Records with drawing code:
********************

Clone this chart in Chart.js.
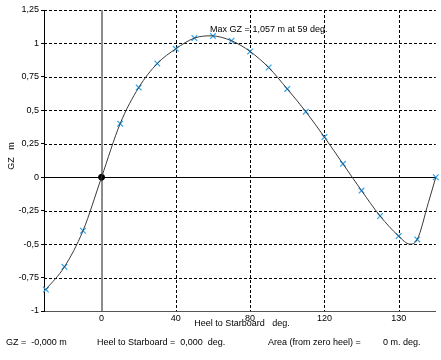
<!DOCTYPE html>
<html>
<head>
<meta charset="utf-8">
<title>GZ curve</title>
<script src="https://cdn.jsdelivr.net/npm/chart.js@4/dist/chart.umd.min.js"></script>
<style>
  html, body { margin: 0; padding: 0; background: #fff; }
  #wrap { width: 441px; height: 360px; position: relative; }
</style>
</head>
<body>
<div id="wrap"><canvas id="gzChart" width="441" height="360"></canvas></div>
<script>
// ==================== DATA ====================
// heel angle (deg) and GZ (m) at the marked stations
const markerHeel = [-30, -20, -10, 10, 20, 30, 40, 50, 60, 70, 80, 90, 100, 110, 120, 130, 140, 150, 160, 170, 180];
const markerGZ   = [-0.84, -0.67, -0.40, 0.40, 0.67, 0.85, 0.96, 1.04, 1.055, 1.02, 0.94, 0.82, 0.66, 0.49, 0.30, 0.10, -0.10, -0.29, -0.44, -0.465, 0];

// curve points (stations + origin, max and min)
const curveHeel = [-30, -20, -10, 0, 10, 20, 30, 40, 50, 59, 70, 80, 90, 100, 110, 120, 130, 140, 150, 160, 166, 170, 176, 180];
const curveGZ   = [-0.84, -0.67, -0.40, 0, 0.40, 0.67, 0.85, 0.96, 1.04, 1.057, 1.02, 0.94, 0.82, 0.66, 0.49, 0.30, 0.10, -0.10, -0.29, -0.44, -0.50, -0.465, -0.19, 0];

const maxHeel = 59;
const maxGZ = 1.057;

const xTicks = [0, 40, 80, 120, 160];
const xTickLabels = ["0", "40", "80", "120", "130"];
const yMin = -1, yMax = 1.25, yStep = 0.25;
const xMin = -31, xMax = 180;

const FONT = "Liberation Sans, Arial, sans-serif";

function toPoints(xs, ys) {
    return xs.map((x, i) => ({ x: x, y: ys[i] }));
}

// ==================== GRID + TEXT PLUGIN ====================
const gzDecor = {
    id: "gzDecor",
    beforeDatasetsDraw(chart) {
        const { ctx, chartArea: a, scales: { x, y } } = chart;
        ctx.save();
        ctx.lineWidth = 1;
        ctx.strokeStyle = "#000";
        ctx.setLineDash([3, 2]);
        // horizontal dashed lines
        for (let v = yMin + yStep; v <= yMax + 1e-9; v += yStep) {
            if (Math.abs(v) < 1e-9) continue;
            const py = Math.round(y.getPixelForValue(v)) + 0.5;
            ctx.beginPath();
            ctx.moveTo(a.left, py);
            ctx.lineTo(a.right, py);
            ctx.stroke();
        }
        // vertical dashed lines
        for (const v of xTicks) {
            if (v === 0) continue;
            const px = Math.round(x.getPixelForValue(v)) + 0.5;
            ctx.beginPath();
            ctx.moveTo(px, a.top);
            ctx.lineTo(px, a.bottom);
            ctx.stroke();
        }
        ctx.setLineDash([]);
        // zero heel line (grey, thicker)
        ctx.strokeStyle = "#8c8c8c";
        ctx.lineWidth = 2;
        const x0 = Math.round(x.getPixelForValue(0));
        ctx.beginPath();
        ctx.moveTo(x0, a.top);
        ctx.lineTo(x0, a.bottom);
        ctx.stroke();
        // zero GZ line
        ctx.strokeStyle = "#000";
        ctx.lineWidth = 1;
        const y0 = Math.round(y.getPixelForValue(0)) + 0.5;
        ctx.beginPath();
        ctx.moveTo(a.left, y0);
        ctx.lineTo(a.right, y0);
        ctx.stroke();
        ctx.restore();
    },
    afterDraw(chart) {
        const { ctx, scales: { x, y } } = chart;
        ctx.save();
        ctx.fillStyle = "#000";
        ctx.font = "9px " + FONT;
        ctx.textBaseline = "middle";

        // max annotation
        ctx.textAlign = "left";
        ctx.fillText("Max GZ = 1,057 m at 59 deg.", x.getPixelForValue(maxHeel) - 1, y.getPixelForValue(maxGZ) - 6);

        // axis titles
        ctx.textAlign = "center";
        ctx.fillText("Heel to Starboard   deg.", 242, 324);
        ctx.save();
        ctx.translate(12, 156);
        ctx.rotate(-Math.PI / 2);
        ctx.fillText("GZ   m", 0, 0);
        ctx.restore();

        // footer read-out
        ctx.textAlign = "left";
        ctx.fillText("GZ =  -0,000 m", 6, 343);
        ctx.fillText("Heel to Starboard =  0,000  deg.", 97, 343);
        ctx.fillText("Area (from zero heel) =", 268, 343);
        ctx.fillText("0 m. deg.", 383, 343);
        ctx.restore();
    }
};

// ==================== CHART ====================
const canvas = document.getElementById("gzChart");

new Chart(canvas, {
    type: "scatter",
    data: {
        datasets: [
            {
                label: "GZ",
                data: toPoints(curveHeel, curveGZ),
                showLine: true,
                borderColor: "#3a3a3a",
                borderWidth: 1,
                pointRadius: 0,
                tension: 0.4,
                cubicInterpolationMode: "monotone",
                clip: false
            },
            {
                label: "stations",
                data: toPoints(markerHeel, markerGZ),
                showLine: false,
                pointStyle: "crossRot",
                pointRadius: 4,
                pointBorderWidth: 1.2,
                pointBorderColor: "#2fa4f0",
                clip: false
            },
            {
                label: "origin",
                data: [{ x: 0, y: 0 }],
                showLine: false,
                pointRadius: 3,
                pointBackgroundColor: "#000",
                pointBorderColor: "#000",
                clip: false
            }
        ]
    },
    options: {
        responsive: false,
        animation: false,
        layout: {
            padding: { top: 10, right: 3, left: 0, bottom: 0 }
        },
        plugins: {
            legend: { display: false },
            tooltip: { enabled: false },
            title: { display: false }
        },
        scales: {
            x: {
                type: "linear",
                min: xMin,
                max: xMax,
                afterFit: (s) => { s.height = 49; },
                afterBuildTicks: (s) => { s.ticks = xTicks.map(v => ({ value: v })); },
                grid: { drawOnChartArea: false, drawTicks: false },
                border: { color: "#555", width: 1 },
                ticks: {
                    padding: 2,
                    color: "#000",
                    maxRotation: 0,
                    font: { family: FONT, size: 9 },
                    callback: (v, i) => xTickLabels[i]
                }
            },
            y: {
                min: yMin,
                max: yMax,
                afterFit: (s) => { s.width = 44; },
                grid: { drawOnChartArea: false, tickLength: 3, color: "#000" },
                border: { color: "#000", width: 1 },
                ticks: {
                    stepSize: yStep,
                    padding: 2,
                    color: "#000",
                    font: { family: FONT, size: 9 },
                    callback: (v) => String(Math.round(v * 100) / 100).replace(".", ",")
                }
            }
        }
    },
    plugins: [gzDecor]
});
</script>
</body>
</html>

********************

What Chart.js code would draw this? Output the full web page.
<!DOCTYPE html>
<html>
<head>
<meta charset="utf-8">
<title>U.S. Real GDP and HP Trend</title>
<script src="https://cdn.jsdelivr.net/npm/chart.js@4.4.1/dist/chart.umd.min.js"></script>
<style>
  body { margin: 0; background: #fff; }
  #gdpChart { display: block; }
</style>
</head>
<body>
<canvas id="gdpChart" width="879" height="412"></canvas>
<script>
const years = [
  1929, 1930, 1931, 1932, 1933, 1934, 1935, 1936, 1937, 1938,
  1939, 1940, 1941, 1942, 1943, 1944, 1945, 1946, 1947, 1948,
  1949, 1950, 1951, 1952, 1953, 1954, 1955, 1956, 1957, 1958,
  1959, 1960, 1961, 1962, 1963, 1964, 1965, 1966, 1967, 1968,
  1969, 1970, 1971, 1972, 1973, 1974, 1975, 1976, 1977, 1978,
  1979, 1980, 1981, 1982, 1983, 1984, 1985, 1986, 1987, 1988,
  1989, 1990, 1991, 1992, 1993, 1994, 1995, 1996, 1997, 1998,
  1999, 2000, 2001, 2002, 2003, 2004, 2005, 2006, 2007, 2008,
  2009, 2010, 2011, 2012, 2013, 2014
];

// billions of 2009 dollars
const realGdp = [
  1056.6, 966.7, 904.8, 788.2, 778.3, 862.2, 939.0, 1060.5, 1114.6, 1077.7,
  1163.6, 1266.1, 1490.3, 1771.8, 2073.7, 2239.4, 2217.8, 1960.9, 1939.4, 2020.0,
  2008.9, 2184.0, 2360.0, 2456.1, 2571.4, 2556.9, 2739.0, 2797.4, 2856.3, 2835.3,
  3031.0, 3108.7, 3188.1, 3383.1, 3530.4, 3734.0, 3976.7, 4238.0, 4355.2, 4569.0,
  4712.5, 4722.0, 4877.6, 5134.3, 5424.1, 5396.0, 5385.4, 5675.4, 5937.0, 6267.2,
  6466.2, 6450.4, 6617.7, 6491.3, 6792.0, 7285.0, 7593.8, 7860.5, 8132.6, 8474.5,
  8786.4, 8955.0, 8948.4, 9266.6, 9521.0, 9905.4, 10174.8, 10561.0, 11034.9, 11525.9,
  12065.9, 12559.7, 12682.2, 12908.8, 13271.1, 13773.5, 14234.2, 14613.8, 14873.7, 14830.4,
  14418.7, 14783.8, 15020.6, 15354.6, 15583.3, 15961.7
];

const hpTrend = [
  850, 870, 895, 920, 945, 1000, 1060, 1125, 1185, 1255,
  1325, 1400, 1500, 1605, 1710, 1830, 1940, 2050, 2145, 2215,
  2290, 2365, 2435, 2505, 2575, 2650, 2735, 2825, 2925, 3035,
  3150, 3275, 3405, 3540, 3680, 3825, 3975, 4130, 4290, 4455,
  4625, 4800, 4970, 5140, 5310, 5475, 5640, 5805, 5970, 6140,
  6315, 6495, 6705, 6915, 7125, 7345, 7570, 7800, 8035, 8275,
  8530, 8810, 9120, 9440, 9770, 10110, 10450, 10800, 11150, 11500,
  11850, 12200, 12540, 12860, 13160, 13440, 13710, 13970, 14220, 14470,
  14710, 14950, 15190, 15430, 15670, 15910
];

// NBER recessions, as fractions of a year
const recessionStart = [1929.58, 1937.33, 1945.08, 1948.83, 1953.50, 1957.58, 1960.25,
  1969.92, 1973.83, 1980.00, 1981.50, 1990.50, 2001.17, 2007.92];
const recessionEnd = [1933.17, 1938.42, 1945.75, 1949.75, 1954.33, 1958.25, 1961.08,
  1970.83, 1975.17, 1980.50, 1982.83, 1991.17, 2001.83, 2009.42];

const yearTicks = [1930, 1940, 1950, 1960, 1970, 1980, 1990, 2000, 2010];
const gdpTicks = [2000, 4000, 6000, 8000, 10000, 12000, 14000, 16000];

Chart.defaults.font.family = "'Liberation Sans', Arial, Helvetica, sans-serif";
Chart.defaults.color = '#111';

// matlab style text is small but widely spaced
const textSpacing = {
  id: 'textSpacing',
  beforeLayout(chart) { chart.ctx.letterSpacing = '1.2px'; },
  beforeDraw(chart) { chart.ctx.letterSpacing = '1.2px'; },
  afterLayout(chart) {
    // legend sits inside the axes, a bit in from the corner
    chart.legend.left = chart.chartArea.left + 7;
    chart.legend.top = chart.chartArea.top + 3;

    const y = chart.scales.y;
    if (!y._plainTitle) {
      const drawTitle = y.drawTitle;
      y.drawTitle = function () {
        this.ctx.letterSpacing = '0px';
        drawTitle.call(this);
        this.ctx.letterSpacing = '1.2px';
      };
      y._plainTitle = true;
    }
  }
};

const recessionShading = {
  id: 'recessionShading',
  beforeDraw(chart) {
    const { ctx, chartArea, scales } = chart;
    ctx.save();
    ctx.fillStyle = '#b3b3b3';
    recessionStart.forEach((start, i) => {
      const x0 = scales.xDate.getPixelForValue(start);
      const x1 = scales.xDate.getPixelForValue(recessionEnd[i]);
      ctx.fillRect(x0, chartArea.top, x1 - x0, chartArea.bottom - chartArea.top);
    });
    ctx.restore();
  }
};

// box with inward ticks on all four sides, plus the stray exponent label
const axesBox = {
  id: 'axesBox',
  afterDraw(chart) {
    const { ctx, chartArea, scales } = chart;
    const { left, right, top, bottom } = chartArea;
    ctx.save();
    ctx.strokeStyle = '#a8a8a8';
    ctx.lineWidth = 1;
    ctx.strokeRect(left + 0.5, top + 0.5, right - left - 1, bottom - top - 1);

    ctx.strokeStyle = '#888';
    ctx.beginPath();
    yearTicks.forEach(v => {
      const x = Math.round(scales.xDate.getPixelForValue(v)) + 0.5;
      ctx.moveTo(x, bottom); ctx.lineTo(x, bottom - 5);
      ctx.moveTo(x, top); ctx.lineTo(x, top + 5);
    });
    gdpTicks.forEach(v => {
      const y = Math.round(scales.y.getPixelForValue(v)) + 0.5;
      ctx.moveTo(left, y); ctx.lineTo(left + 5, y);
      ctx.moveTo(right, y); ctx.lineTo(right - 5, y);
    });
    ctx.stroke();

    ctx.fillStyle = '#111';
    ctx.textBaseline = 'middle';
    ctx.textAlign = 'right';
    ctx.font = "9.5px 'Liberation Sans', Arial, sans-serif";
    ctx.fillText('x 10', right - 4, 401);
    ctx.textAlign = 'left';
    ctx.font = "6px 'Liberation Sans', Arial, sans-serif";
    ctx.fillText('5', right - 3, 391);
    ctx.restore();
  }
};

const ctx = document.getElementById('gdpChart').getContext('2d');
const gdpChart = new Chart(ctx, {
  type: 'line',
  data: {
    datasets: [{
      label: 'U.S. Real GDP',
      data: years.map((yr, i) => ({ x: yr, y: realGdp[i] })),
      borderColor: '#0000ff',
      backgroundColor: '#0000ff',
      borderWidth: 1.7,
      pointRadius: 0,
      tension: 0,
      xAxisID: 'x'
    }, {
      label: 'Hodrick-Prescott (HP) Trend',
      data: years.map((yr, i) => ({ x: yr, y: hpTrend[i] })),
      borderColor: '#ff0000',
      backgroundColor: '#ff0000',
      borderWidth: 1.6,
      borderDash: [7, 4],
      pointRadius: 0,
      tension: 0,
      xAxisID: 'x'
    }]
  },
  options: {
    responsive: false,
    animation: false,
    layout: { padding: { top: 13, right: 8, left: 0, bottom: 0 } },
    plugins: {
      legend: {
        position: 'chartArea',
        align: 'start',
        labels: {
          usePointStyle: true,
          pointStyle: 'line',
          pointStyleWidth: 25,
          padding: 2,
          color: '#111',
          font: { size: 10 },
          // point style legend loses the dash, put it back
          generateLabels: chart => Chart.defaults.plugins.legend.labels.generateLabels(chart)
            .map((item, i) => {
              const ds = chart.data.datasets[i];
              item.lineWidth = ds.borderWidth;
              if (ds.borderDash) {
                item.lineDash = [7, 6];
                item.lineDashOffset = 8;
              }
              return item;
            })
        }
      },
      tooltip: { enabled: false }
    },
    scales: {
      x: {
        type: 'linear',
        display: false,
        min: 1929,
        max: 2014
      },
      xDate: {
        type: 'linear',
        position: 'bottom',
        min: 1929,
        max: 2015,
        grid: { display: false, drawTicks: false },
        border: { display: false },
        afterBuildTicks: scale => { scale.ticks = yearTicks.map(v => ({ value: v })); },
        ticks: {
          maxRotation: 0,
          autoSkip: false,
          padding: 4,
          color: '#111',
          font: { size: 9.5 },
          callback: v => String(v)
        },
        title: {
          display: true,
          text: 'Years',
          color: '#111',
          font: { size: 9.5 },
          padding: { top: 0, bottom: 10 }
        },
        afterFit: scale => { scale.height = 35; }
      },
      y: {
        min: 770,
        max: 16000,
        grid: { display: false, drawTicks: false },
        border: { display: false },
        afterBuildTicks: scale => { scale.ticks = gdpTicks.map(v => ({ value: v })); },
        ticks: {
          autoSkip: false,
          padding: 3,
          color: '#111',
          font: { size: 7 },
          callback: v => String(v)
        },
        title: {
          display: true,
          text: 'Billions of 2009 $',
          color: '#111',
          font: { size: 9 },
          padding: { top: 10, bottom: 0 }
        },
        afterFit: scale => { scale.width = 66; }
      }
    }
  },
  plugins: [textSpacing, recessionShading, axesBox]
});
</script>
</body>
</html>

********************

• **Task to complete**:
Select every line of the records holding the string "this".

• **Task answer**:
Clone this chart in Chart.js.
What Chart.js code would draw this? Output the full web page.
        this.ctx.letterSpacing = '0px';
        drawTitle.call(this);
        this.ctx.letterSpacing = '1.2px';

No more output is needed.